[EXERCISE DETAILS]:
Without the pictures, write out all the lines below exactly as they appear.

[SUPPLIED MATERIAL]:
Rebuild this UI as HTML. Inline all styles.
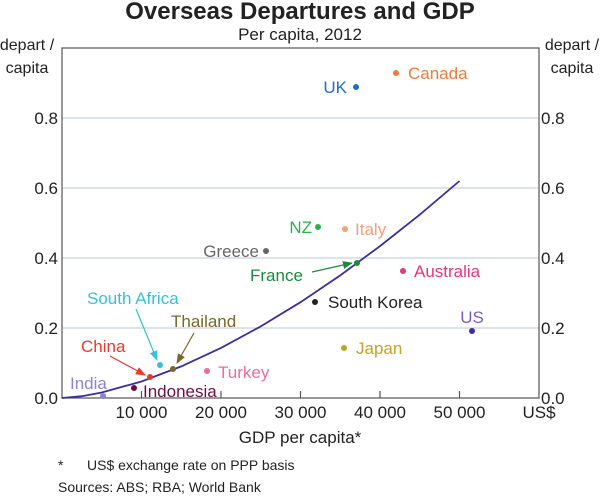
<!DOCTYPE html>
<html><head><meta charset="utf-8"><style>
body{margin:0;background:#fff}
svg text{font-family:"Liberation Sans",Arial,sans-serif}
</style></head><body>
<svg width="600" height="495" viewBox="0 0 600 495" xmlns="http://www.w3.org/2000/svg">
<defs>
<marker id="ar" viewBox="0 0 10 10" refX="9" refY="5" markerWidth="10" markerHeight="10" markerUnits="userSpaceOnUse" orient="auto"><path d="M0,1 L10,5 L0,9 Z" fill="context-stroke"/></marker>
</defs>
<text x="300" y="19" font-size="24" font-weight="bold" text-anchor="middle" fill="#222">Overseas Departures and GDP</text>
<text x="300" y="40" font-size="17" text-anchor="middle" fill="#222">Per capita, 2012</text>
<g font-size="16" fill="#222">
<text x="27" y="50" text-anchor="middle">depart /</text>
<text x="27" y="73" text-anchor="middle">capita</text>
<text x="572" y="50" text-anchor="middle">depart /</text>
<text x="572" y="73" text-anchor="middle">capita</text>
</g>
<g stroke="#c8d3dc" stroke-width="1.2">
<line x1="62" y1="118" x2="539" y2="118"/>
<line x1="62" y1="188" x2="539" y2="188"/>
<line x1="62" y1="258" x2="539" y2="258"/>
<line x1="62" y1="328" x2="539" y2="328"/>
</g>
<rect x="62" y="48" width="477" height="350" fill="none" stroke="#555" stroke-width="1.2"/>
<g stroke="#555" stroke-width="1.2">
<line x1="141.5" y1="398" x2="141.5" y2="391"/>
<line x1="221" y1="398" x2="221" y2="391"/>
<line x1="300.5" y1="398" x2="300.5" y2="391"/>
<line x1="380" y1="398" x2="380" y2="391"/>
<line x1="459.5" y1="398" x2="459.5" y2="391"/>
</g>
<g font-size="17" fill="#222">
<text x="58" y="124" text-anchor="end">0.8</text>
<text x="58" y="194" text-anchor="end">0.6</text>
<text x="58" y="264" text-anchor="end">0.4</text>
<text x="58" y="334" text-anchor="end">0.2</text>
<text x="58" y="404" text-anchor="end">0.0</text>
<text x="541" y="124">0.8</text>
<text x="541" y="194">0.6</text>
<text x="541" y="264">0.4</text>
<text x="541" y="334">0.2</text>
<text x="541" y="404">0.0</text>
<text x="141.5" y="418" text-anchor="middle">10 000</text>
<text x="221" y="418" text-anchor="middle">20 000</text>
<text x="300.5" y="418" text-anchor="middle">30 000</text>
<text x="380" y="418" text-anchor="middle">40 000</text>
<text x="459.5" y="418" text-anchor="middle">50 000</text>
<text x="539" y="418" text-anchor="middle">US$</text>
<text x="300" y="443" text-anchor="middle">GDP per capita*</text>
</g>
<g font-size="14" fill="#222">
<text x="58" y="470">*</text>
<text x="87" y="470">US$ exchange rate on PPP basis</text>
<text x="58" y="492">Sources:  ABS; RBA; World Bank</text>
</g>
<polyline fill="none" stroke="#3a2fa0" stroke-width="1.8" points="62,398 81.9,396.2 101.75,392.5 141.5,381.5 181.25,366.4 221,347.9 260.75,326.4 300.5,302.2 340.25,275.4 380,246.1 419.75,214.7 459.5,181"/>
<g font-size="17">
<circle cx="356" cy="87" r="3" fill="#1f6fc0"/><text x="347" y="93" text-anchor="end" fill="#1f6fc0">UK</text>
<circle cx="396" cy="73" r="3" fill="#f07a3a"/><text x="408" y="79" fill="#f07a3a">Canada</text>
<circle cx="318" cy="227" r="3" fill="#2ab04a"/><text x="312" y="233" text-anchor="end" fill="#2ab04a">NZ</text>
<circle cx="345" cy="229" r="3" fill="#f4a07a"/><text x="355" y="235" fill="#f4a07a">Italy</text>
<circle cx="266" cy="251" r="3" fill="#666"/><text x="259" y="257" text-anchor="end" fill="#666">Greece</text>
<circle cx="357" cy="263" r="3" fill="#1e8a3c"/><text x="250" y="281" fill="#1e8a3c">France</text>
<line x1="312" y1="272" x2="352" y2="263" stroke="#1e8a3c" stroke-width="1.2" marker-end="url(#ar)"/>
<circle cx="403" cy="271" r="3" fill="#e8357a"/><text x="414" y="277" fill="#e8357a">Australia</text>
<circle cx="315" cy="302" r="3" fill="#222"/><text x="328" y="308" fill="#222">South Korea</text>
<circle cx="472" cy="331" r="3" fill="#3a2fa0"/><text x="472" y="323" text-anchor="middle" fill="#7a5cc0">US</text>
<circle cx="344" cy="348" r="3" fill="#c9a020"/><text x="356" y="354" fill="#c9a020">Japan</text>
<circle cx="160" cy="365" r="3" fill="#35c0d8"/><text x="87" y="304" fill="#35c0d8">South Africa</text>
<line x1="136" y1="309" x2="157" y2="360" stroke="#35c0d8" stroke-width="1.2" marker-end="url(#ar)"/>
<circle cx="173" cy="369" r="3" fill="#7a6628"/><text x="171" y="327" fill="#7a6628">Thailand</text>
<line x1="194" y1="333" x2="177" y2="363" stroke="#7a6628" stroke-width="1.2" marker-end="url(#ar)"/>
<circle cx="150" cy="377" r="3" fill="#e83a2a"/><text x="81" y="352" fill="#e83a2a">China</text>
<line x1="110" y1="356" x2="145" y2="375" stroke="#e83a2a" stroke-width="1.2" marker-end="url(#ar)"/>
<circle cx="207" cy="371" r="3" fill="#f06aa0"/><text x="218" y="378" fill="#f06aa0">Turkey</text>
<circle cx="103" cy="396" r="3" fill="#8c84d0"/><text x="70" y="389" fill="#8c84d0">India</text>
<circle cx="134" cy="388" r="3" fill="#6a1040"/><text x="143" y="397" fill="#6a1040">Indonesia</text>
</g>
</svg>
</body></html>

[RESPONSE]:
Rebuild this UI as HTML. Inline all styles.
<!DOCTYPE html>
<html><head><meta charset="utf-8"><style>
body{margin:0;background:#fff}
svg text{font-family:"Liberation Sans",Arial,sans-serif}
</style></head><body>
<svg width="600" height="495" viewBox="0 0 600 495" xmlns="http://www.w3.org/2000/svg">
<defs>
<marker id="ar" viewBox="0 0 10 10" refX="9" refY="5" markerWidth="10" markerHeight="10" markerUnits="userSpaceOnUse" orient="auto"><path d="M0,1 L10,5 L0,9 Z" fill="context-stroke"/></marker>
</defs>
<text x="300" y="19" font-size="24" font-weight="bold" text-anchor="middle" fill="#222">Overseas Departures and GDP</text>
<text x="300" y="40" font-size="17" text-anchor="middle" fill="#222">Per capita, 2012</text>
<g font-size="16" fill="#222">
<text x="27" y="50" text-anchor="middle">depart /</text>
<text x="27" y="73" text-anchor="middle">capita</text>
<text x="572" y="50" text-anchor="middle">depart /</text>
<text x="572" y="73" text-anchor="middle">capita</text>
</g>
<g stroke="#c8d3dc" stroke-width="1.2">
<line x1="62" y1="118" x2="539" y2="118"/>
<line x1="62" y1="188" x2="539" y2="188"/>
<line x1="62" y1="258" x2="539" y2="258"/>
<line x1="62" y1="328" x2="539" y2="328"/>
</g>
<rect x="62" y="48" width="477" height="350" fill="none" stroke="#555" stroke-width="1.2"/>
<g stroke="#555" stroke-width="1.2">
<line x1="141.5" y1="398" x2="141.5" y2="391"/>
<line x1="221" y1="398" x2="221" y2="391"/>
<line x1="300.5" y1="398" x2="300.5" y2="391"/>
<line x1="380" y1="398" x2="380" y2="391"/>
<line x1="459.5" y1="398" x2="459.5" y2="391"/>
</g>
<g font-size="17" fill="#222">
<text x="58" y="124" text-anchor="end">0.8</text>
<text x="58" y="194" text-anchor="end">0.6</text>
<text x="58" y="264" text-anchor="end">0.4</text>
<text x="58" y="334" text-anchor="end">0.2</text>
<text x="58" y="404" text-anchor="end">0.0</text>
<text x="541" y="124">0.8</text>
<text x="541" y="194">0.6</text>
<text x="541" y="264">0.4</text>
<text x="541" y="334">0.2</text>
<text x="541" y="404">0.0</text>
<text x="141.5" y="418" text-anchor="middle">10 000</text>
<text x="221" y="418" text-anchor="middle">20 000</text>
<text x="300.5" y="418" text-anchor="middle">30 000</text>
<text x="380" y="418" text-anchor="middle">40 000</text>
<text x="459.5" y="418" text-anchor="middle">50 000</text>
<text x="539" y="418" text-anchor="middle">US$</text>
<text x="300" y="443" text-anchor="middle">GDP per capita*</text>
</g>
<g font-size="14" fill="#222">
<text x="58" y="470">*</text>
<text x="87" y="470">US$ exchange rate on PPP basis</text>
<text x="58" y="492">Sources:  ABS; RBA; World Bank</text>
</g>
<polyline fill="none" stroke="#3a2fa0" stroke-width="1.8" points="62,398 81.9,396.2 101.75,392.5 141.5,381.5 181.25,366.4 221,347.9 260.75,326.4 300.5,302.2 340.25,275.4 380,246.1 419.75,214.7 459.5,181"/>
<g font-size="17">
<circle cx="356" cy="87" r="3" fill="#1f6fc0"/><text x="347" y="93" text-anchor="end" fill="#1f6fc0">UK</text>
<circle cx="396" cy="73" r="3" fill="#f07a3a"/><text x="408" y="79" fill="#f07a3a">Canada</text>
<circle cx="318" cy="227" r="3" fill="#2ab04a"/><text x="312" y="233" text-anchor="end" fill="#2ab04a">NZ</text>
<circle cx="345" cy="229" r="3" fill="#f4a07a"/><text x="355" y="235" fill="#f4a07a">Italy</text>
<circle cx="266" cy="251" r="3" fill="#666"/><text x="259" y="257" text-anchor="end" fill="#666">Greece</text>
<circle cx="357" cy="263" r="3" fill="#1e8a3c"/><text x="250" y="281" fill="#1e8a3c">France</text>
<line x1="312" y1="272" x2="352" y2="263" stroke="#1e8a3c" stroke-width="1.2" marker-end="url(#ar)"/>
<circle cx="403" cy="271" r="3" fill="#e8357a"/><text x="414" y="277" fill="#e8357a">Australia</text>
<circle cx="315" cy="302" r="3" fill="#222"/><text x="328" y="308" fill="#222">South Korea</text>
<circle cx="472" cy="331" r="3" fill="#3a2fa0"/><text x="472" y="323" text-anchor="middle" fill="#7a5cc0">US</text>
<circle cx="344" cy="348" r="3" fill="#c9a020"/><text x="356" y="354" fill="#c9a020">Japan</text>
<circle cx="160" cy="365" r="3" fill="#35c0d8"/><text x="87" y="304" fill="#35c0d8">South Africa</text>
<line x1="136" y1="309" x2="157" y2="360" stroke="#35c0d8" stroke-width="1.2" marker-end="url(#ar)"/>
<circle cx="173" cy="369" r="3" fill="#7a6628"/><text x="171" y="327" fill="#7a6628">Thailand</text>
<line x1="194" y1="333" x2="177" y2="363" stroke="#7a6628" stroke-width="1.2" marker-end="url(#ar)"/>
<circle cx="150" cy="377" r="3" fill="#e83a2a"/><text x="81" y="352" fill="#e83a2a">China</text>
<line x1="110" y1="356" x2="145" y2="375" stroke="#e83a2a" stroke-width="1.2" marker-end="url(#ar)"/>
<circle cx="207" cy="371" r="3" fill="#f06aa0"/><text x="218" y="378" fill="#f06aa0">Turkey</text>
<circle cx="103" cy="396" r="3" fill="#8c84d0"/><text x="70" y="389" fill="#8c84d0">India</text>
<circle cx="134" cy="388" r="3" fill="#6a1040"/><text x="143" y="397" fill="#6a1040">Indonesia</text>
</g>
</svg>
</body></html>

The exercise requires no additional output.